- [Given data]:
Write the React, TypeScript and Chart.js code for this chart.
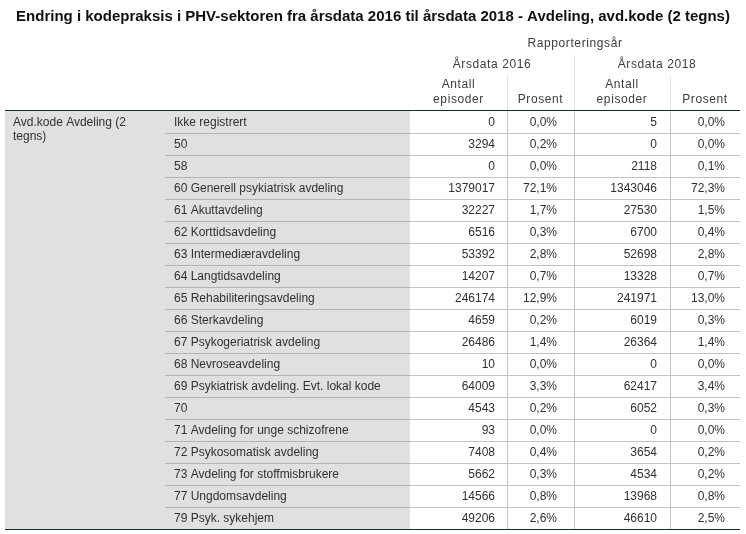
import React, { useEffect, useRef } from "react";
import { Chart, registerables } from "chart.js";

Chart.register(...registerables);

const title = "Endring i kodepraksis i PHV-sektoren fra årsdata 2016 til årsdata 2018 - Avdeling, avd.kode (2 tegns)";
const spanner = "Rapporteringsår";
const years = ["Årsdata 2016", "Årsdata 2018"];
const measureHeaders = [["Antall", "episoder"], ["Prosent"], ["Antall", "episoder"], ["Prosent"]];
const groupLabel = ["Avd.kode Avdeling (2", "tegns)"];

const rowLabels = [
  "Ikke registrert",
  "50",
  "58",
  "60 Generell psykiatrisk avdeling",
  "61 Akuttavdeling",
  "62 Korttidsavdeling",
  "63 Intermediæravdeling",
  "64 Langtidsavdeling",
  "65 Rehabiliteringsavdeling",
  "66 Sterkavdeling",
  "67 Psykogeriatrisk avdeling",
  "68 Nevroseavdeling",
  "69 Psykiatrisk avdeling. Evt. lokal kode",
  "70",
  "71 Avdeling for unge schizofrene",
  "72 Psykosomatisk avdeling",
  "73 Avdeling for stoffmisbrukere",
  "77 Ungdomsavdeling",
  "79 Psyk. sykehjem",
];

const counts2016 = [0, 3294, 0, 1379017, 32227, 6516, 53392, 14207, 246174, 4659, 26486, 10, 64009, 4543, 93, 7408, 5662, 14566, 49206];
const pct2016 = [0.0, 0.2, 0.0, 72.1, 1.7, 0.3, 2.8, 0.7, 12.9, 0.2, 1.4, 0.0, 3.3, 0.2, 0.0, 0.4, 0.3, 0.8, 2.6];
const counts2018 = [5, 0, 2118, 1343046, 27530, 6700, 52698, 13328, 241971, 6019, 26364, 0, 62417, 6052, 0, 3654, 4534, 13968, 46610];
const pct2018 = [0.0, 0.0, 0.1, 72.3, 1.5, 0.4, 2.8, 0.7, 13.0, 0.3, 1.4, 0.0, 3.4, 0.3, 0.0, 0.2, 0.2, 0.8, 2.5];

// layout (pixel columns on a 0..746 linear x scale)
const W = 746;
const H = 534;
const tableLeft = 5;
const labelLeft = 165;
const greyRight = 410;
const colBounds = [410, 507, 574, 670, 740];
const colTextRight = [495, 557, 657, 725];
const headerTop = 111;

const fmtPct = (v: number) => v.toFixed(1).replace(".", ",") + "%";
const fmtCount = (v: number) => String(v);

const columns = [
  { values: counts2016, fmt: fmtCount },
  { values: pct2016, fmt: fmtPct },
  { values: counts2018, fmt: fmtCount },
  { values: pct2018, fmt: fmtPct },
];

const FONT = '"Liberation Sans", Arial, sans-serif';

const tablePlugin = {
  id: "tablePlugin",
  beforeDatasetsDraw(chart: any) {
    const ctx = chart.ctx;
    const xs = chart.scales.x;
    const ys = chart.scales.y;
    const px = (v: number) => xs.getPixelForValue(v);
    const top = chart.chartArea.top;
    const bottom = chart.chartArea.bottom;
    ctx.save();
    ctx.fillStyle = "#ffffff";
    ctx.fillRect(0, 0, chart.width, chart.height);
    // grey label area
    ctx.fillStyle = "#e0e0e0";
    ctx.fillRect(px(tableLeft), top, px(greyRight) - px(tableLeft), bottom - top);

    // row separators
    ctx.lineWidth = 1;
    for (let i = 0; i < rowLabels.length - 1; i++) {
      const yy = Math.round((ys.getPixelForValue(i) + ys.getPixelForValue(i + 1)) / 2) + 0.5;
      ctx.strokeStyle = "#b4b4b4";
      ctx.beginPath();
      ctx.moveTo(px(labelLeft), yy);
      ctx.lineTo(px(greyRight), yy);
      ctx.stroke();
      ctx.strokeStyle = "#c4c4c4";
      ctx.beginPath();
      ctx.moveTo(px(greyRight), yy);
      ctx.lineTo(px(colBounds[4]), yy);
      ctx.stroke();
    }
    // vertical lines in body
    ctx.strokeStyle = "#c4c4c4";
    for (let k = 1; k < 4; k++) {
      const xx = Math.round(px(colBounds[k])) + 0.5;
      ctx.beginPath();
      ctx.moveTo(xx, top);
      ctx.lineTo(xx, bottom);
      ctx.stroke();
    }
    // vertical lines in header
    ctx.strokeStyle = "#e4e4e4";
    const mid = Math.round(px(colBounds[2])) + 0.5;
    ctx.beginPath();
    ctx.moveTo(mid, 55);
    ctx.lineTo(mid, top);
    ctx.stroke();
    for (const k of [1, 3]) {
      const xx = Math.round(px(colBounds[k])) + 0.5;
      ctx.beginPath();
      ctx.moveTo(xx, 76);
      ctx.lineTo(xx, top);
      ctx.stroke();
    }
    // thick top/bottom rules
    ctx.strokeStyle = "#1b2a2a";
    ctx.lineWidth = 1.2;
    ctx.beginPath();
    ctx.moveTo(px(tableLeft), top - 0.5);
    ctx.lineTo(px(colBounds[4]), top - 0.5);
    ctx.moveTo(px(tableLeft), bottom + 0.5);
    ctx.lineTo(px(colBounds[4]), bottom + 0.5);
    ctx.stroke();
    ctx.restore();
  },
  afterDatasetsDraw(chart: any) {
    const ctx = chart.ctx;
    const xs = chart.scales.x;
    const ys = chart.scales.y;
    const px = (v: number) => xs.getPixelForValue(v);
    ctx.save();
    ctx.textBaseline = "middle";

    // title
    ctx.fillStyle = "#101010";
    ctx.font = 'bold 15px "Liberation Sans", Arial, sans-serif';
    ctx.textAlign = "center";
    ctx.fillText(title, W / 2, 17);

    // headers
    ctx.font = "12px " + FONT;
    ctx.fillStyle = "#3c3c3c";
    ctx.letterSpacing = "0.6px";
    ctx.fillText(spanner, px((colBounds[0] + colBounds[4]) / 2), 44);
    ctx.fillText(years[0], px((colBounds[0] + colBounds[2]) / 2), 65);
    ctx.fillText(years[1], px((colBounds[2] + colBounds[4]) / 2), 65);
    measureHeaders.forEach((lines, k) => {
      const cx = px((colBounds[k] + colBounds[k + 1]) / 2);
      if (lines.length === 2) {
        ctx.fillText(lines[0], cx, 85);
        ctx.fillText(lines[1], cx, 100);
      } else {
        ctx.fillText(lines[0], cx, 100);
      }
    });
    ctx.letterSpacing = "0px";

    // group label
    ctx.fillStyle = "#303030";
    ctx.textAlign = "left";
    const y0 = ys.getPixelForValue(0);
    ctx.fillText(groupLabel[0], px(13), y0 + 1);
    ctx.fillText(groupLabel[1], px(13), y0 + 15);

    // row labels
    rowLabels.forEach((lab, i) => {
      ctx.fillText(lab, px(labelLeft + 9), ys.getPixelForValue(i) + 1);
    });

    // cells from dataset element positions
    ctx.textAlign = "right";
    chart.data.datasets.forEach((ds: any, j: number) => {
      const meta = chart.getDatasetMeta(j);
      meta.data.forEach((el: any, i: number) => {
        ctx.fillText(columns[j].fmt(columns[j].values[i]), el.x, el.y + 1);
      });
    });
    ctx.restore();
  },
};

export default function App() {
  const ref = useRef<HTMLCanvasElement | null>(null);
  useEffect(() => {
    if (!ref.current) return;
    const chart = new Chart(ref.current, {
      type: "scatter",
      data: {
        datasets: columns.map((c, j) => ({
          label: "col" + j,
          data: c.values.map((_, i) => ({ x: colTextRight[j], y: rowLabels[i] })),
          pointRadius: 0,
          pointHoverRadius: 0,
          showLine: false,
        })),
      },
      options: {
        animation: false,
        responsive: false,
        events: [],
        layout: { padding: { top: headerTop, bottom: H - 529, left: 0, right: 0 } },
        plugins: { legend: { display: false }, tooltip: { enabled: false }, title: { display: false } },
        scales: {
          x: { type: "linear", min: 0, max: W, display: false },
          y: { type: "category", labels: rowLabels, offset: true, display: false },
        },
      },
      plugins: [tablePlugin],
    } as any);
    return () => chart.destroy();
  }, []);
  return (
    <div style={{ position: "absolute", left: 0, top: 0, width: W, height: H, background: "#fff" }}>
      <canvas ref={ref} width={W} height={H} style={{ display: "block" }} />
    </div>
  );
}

- [Work instructions]: Repeat the listing above up to and including the line with "Chart.register(...registerables);", starting from its first line. Drop any pictures.

- [Answer to this problem]:
Write the React, TypeScript and Chart.js code for this chart.
import React, { useEffect, useRef } from "react";
import { Chart, registerables } from "chart.js";

Chart.register(...registerables);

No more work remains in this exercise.